The aims of this study were to describe the profile of QOL changing over time and evaluate the correlation between anxiety, pain severity, and shoulder and neck function with QOL in patients.
A prospective cohort study was conducted. Quality of life, neck and shoulder function, anxiety, and pain were assessed at the time of presurgery, 1 week, and 3 and 6 months postsurgery. The measurement tools included University of Washington-Quality of Life, Constant-Murley score, Zung Self-rating Anxiety Scale, and WHO Pain Grading Standards.
The mean (SD) scores of QOL in 69 patients were 91.8 (6.1) presurgery, 71.6 (9.0) 1 week after surgery, and 78.1 (8.3) and 85.2 (7.0) at 3 and 6 months postsurgery, respectively. Quality of life scores were positively correlated with shoulder and neck function and negatively correlated with anxiety and pain.
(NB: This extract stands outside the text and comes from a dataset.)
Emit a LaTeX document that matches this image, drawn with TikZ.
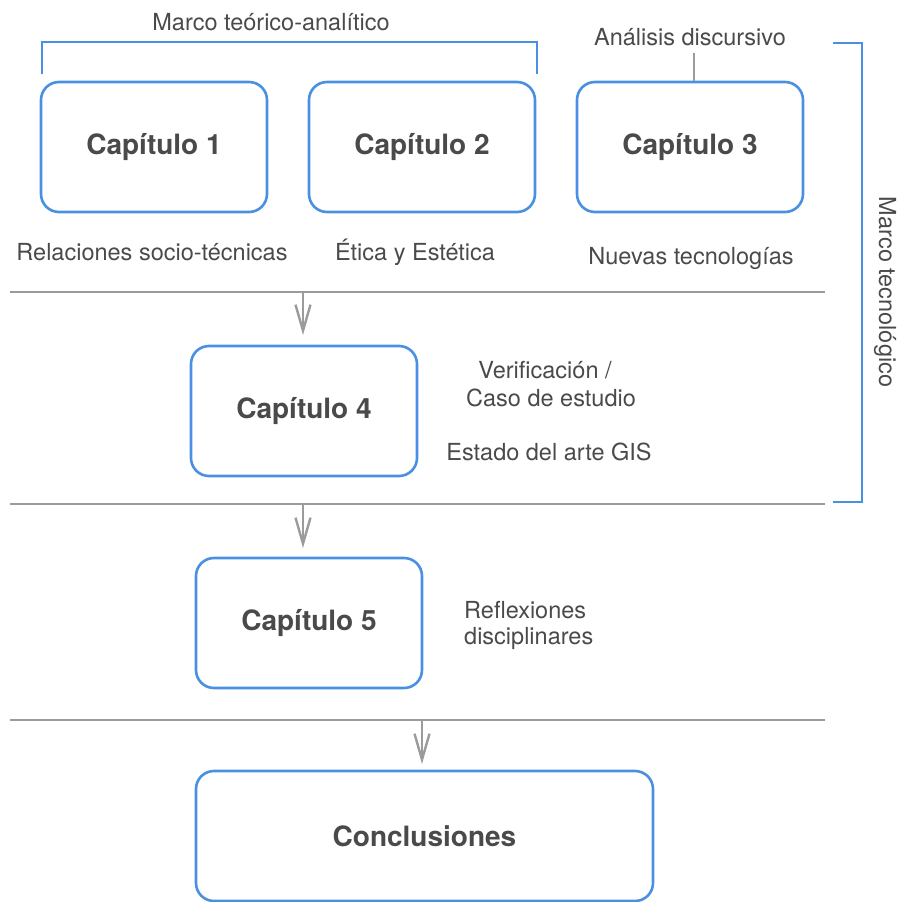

The improvement of postsurgery QOL was significantly associated with sex and incision healing grade.
Improvement of QOL of patients with head and neck cancer is a long process, which is associated with the clinical and demographic characteristics of patients.
Implications for Practice
Focusing nursing practice on shoulder and neck function rehabilitation, incision care, and pain management could positively affect QOL among patients with head and neck cancer treated by surgery.